7) Attraverso il sangue la fanciulla si trasforma in donna e successivamente in madre. La nascita del feto a sua volta porta trasforma la donna in madre, e così, le radici dell’archetipo femminile subiscono una nuova trasformazione in cui prende parte il carattere elementare con quelle funzioni di protezione e nutrimento del figlio di cui poco sopra parlavamo. Qui di nuovo il simbolismo del sangue diventa latte, dando vita ad un altro dei misteri primordiali, quello della trasformazione del cibo. La donna che riesce a comprendere ed a interiorizzare il carattere trasformatore, è dominata dal carattere elementare, e si presenta dunque come Grande Madre. Quando poi si abbandonerà al carattere trasformatore, perderà le proprietà matriarcali, proiettandosi così verso il mondo, in direzione di quel campo socio-economico che è proprio dell’uomo, del Padre archetipico che produce, mediante il lavoro, la sicurezza e la sussistenza per i figli. Analizzando tutto questo possiamo meglio comprendere le radici dell’archetipo della Grande Madre, che in sintesi nasce dall’uroboros, si sviluppa sul carattere elementare e su quello trasformatore; i due caratteri sono opposti e complementari, ed hanno entrambi un natura duplice, positive e negativa, nutrice e divoratrice.
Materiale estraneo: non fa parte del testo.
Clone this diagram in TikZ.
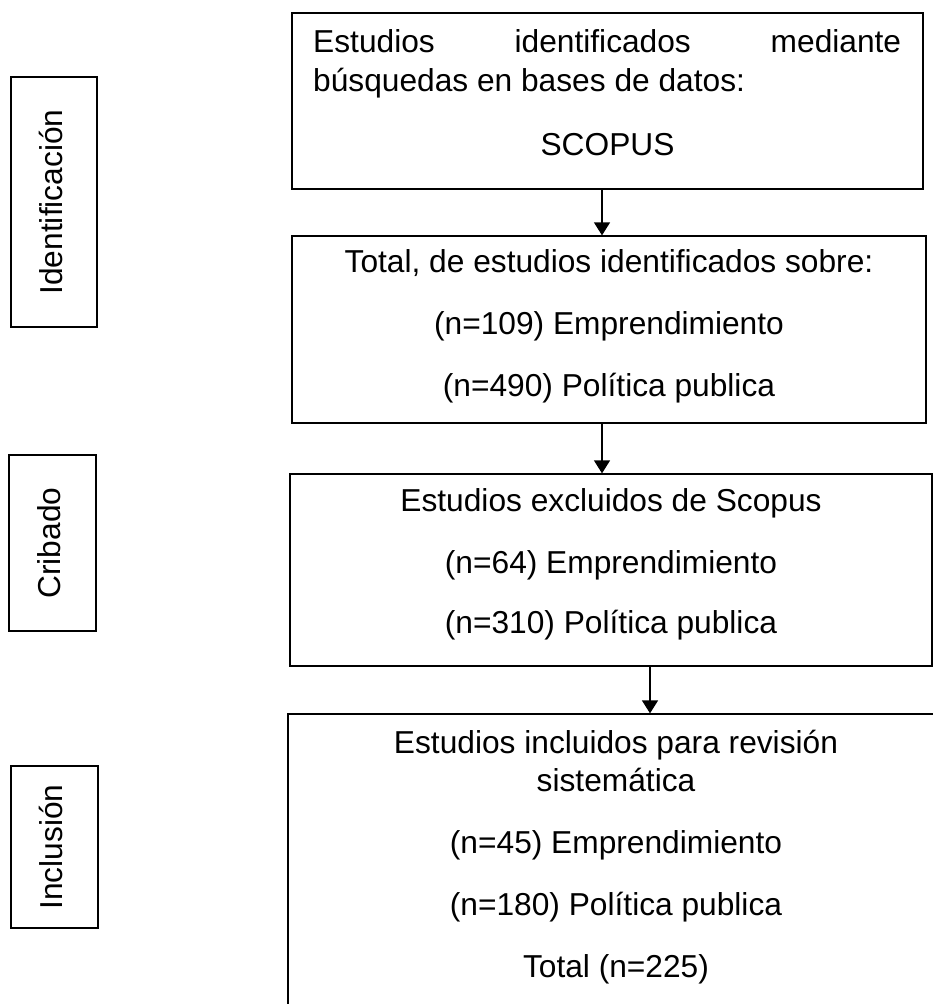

8) La donna che sta vivendo i giorni di ciclo possiede un grande potere poiché è connessa direttamente all’energia primordiale della Grande Madre. La Donna Bianca o Donna Conchiglia bianca dei Navajo, è la personificazione divina della Terra; rappresenta l’eterno mutamento, la Ruota del Tempo, il mutare delle stagioni che cambiano con le sue vesti e l’assenza di Tempo che esiste oltre i limiti umani. Ella non invecchia mai perché ogni qual volta raggiunge una certa età si muove verso Est dove ritrova sé stessa fanciulla e riabbracciandola ne assume le nuove fresche sembianze. Nei rituali le giovani donne si identificano completamente con la Dea Madre, accogliendo il suo potere dentro di sé. In un similare rito Apache, la fanciulla incarna la divinità, attraverso la danza; per quattro giorni la ragazza danza sola e mentre danza sulla pelle di cervo con un bastone ornato di amuleti viaggia verso una nuova consapevolezza. Danzano si uniscono e diventano Una.
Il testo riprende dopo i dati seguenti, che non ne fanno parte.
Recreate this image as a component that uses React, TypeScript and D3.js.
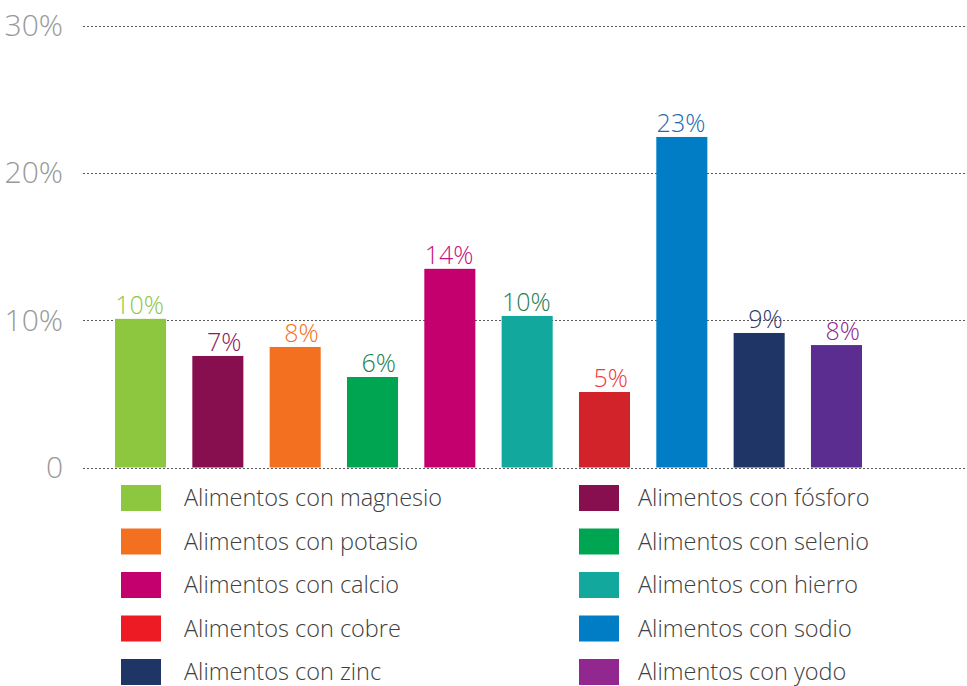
import { useEffect, useRef } from 'react';
import * as d3 from 'd3';

const categories = [
  'Alimentos con magnesio',
  'Alimentos con fósforo',
  'Alimentos con potasio',
  'Alimentos con selenio',
  'Alimentos con calcio',
  'Alimentos con hierro',
  'Alimentos con cobre',
  'Alimentos con sodio',
  'Alimentos con zinc',
  'Alimentos con yodo',
];

const values = [10.1, 7.58, 8.19, 6.15, 13.5, 10.3, 5.13, 22.46, 9.14, 8.32];
const valueLabels = ['10%', '7%', '8%', '6%', '14%', '10%', '5%', '23%', '9%', '8%'];

const barColors = ['#8dc63f', '#870e4f', '#f37021', '#00a551', '#c4006f', '#12a89d', '#d2232a', '#007dc5', '#1f3565', '#5c2d91'];
const legendColors = ['#8dc63f', '#870e4f', '#f37021', '#00a551', '#c4006f', '#12a89d', '#ed1c24', '#007dc5', '#1f3565', '#92278f'];
const labelColors = ['#8dc63f', '#8b1a5a', '#f37021', '#1e7f4f', '#c5137e', '#1e7f4f', '#ee3a3a', '#1e6bb0', '#2e3f6e', '#92278f'];

const yTicks = [0, 10, 20, 30];
const yTickLabels = ['0', '10%', '20%', '30%'];

const FONT = '"Open Sans", "Noto Sans", sans-serif';

export default function App() {
  const svgRef = useRef<SVGSVGElement>(null);

  useEffect(() => {
    if (!svgRef.current) return;
    const width = 967;
    const height = 686;

    const svg = d3.select(svgRef.current)
      .attr('width', width)
      .attr('height', height)
      .attr('viewBox', `0 0 ${width} ${height}`);
    svg.selectAll('*').remove();

    const x = d3.scaleBand<string>()
      .domain(categories)
      .range([115, 862])
      .paddingInner(0.34)
      .paddingOuter(0);

    const y = d3.scaleLinear()
      .domain([0, 30])
      .range([467.5, 26]);

    // grid lines
    svg.append('g')
      .selectAll('line')
      .data(yTicks)
      .join('line')
      .attr('x1', 83).attr('x2', width)
      .attr('y1', d => Math.round(y(d)) + 0.5).attr('y2', d => Math.round(y(d)) + 0.5)
      .style('stroke', '#5a5a5a')
      .style('stroke-width', 1)
      .style('stroke-dasharray', '2,2');

    // y tick labels
    svg.append('g')
      .selectAll('text')
      .data(yTicks)
      .join('text')
      .attr('x', 63)
      .attr('y', d => y(d))
      .attr('dy', '0.34em')
      .attr('text-anchor', 'end')
      .style('font-family', FONT)
      .style('font-weight', 300)
      .style('font-size', '30px')
      .style('fill', '#999999')
      .text((_, i) => yTickLabels[i]);

    // bars
    svg.append('g')
      .selectAll('rect')
      .data(values)
      .join('rect')
      .attr('x', (_, i) => x(categories[i])!)
      .attr('y', d => y(d))
      .attr('width', x.bandwidth())
      .attr('height', d => y(0) - y(d))
      .attr('fill', (_, i) => barColors[i]);

    // value labels
    svg.append('g')
      .selectAll('text')
      .data(values)
      .join('text')
      .attr('x', (_, i) => x(categories[i])! + x.bandwidth() - 2)
      .attr('y', d => y(d) - 5)
      .attr('text-anchor', 'end')
      .style('font-family', FONT)
      .style('font-weight', 300)
      .style('font-size', '25px')
      .style('fill', (_, i) => labelColors[i])
      .text((_, i) => valueLabels[i]);

    // legend, two columns row-major
    const colX = [121, 579];
    const textOffset = [63, 59];
    const rowY = d3.scaleLinear().domain([0, 4]).range([498, 672]);
    const legend = svg.append('g')
      .selectAll('g')
      .data(categories)
      .join('g')
      .attr('transform', (_, i) => `translate(${colX[i % 2]},${rowY(Math.floor(i / 2))})`);

    legend.append('rect')
      .attr('x', 0).attr('y', -13)
      .attr('width', 40).attr('height', 26)
      .attr('fill', (_, i) => legendColors[i]);

    legend.append('text')
      .attr('x', (_, i) => textOffset[i % 2])
      .attr('y', 0)
      .attr('dy', '0.35em')
      .style('font-family', FONT)
      .style('font-weight', 300)
      .style('font-size', '23.5px')
      .style('fill', '#404040')
      .text(d => d);
  }, []);

  return (
    <div style={{ position: 'absolute', left: 0, top: 0 }}>
      <svg ref={svgRef} style={{ display: 'block' }}></svg>
    </div>
  );
}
9) In scavi archeologici operati in insediamenti del paleolitico superiore, sono stati ritrovati una serie di elementi che richiamano il concetto di divinità femminile, costituiti per lo più da statuette. Successivamente (tra il 30.000 e il 26.000 a.C.) furono scolpite nella roccia all’interno delle caverne figurazioni di vulve femminili. P. Rodriguez ci parla del ritrovamento nei siti francesi di Langerie Basse e Trou Magrite, delle prime due “Veneri Paleolitiche” e ricorda che d’allora i ritrovamenti di figure femminili appartenenti all’epoca paleolitica sono stati 500 e più di 30.000 del neolitico.
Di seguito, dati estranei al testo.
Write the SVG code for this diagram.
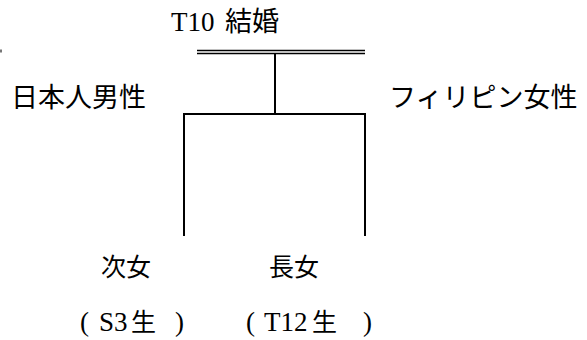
<svg xmlns="http://www.w3.org/2000/svg" width="587" height="340" viewBox="0 0 587 340">
<style>
.ln{stroke:#000;stroke-width:2;fill:none}
.dl{stroke:#000;stroke-width:1.6;fill:none}
.cjk{font-family:"Noto Sans CJK JP","Noto Sans CJK SC",sans-serif;font-size:27px;fill:#000}
.ser{font-family:"Liberation Serif","Noto Sans CJK JP",serif;font-size:27px;fill:#000}
.sm{font-size:25px}
</style>
<rect width="587" height="340" fill="#fff"/>
<rect x="0" y="49.5" width="2" height="3" fill="#777"/>
<g id="connectors">
<line class="dl" x1="197" y1="50.5" x2="365" y2="50.5"/>
<line class="dl" x1="197" y1="53.5" x2="365" y2="53.5"/>
<line class="ln" x1="275" y1="54" x2="275" y2="114"/>
<polyline class="ln" points="184,236 184,114 365,114 365,236"/>
</g>
<g id="marriage"><text class="ser" x="171" y="31">T10<tspan class="cjk" x="225">結婚</tspan></text></g>
<g id="father"><text class="cjk" x="11" y="107">日本人男性</text></g>
<g id="mother"><text class="cjk" x="389" y="107">フィリピン女性</text></g>
<g id="daughter2"><text class="cjk sm" x="101" y="276">次女</text>
<text class="ser" y="331"><tspan x="80">(</tspan><tspan x="99">S3</tspan><tspan class="cjk sm" x="131">生</tspan><tspan x="175">)</tspan></text></g>
<g id="daughter1"><text class="cjk sm" x="269" y="276">長女</text>
<text class="ser" y="331"><tspan x="246">(</tspan><tspan x="264">T12</tspan><tspan class="cjk sm" x="312">生</tspan><tspan x="363">)</tspan></text></g>
</svg>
10) P. Rodriguez, Dio è nato donna, I ruoli sessuali alle origini della rappresentazione divina, Editori Riuniti, Roma, 2000, p. 23.

11) L’uomo rimane fuori dalla grandezza del simbolismo dell’archetipo del femminile probabilmente per il concetto di verginità legato alla Grande Madre, come ci ricorda Newman: “Tale concezione basilare matriarcale, non pone in relazione la nascita del bambino con il rapporto sessuale. Ciò appare comprensibile, in particolare in una società primitiva, in cui la vita sessuale è promiscua ed inizia prima della maturità sessuale. La continuità di tale vita personale sessuale viene interrotta in modo imprevisto dall’inizio e dalla fine delle mestruazioni, così come dalla gravidanza. Entrambi i fenomeni si svolgono nell’intimo della sfera matriarcale femminile.. Per tale ragione la donna è sempre messa incinta da una potenza extraumana, non personale”.